La séance qui s’est tenue jeudi au parlement était la seconde des neuf qui sont prévues pour l’étude du projet de loi.

Même si les conservateurs qui siègent au comité avaient mis de l’eau dans leur vin et fait passer de trois à neuf le nombre de réunions qu’ils souhaitaient y consacrer, l’opposition néo-démocrate est toujours insatisfaite.

Car des témoins de grande qualité, dont l’ancienne juge à la Cour suprême du Canada et haute-commissaire aux droits de l’homme des Nations unies Louise Arbour, ont dû décliner l’invitation à témoigner en raison de contraintes de temps, selon les députés du NPD qui siègent au comité.

«Elle était intéressée à venir en comité, mais malheureusement, parce que les audiences de comité se font dans un temps très, très raccourci, elle ne peut pas venir», a soutenu Rosane Doré Lefebvre.

L’absence d’un autre témoin choque les deux partis d’opposition: celle du commissaire à la protection de la vie privée Daniel Therrien, qui a publiquement fait part de ses nombreuses réserves sur le projet de loi.

Le porte-parole libéral en matière de sécurité publique, Wayne Easter, a accusé jeudi les conservateurs membres du comité de lui avoir bloqué l’accès — et selon lui, un agent du Parlement comme M. Therrien devrait de facto pouvoir témoigner devant le comité.

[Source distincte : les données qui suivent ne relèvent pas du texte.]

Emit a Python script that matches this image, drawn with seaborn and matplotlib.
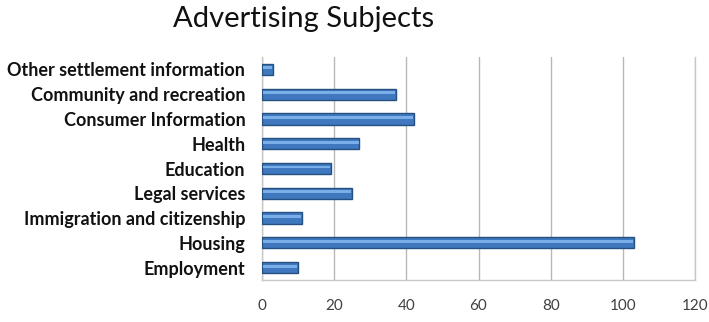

Un peu plus tard, en point de presse, le ministre MacKay a répliqué en accusant à son tour les députés de l’opposition de «feindre l’indignation» et a soutenu qu’ils auraient très bien pu l’inclure dans la liste de témoins qu’ils ont soumise au comité.

Celui-ci entendait jeudi soir, pour sa troisième rencontre sur C-51, les professeurs de droit Craig Forcese et Kent Roach ainsi que le secrétaire d’Amnistie internationale Canada, Alex Neve, tous critiques de la mesure législative.